In Journalism, correlations and linkages between issues and outcomes are always a point of contention. This also applies to theories and concepts relating to mass communications and their related translation into issues and policy agendas.
In the lead up to the November 2008 U.S presidential elections, an article I wrote for the Denver Urban Spectrum newspaper, Global Attitudes Shift About Prospect Of New President, carried the following information:
“With foreign support for the United States having plunged to its lowest point right after the invasion of Iraq in 2003, the 2008 Pew attitudes survey, conducted by the nonpartisan Pew Global Attitudes Project, revealed a slight improvement of U.S. image abroad.
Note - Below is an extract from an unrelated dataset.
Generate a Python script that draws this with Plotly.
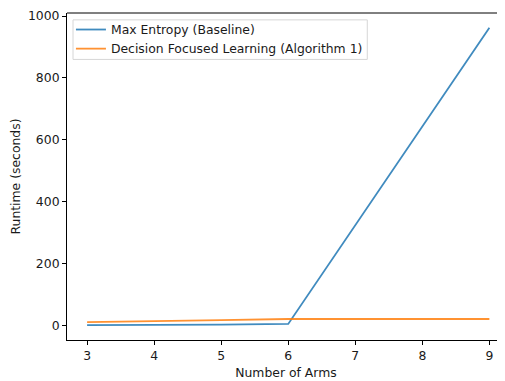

The main reason for the improvement, the survey shows, is the attention the U.S. presidential election is getting from countries around the world. Compared to previous years, the U.S. favorability rating moved up slightly among the nations surveyed. The biggest improvements were seen in Tanzania (19 percent), South Korea (12 percent) and Poland (7 percent), while the worst ratings are in Mexico (-9 percent) and Japan (-11 percent).”
As if to support some of the arguments of the 2008 Pew Global Attitudes Project, Media Tenor, which specializes in media agenda setting research, said the following immediately following the news of Presidents Obama’s winning of the Nobel Peace prize:
“Barack Obama’s 2009 Nobel Peace Prize was based on “his extraordinary efforts to strengthen international diplomacy and co-operation between peoples”. Media Tenor’s analysis of President Obama’s image on foreign policy shows that this is truly the case when it comes to Obama’s image in world media markets – but with one big exception – inside the US.”
The article continued:
“Obama’s greatest strength in foreign media, is exactly the same strength which led the Nobel Prize committee to its decision – foreign affairs. In Middle Eastern, African and Western European media markets Obama’s image is driven by between 40-65% of all volume on issues relating to foreign policy with correspondingly high ratings for the president in those media markets”
Strong or subtle call to action?
In awarding the Peace prize to Obama, was this a strong call to action on many of the issues he has raised before and after he assumed the U.S presidency or was this a rather subtle call to action instead?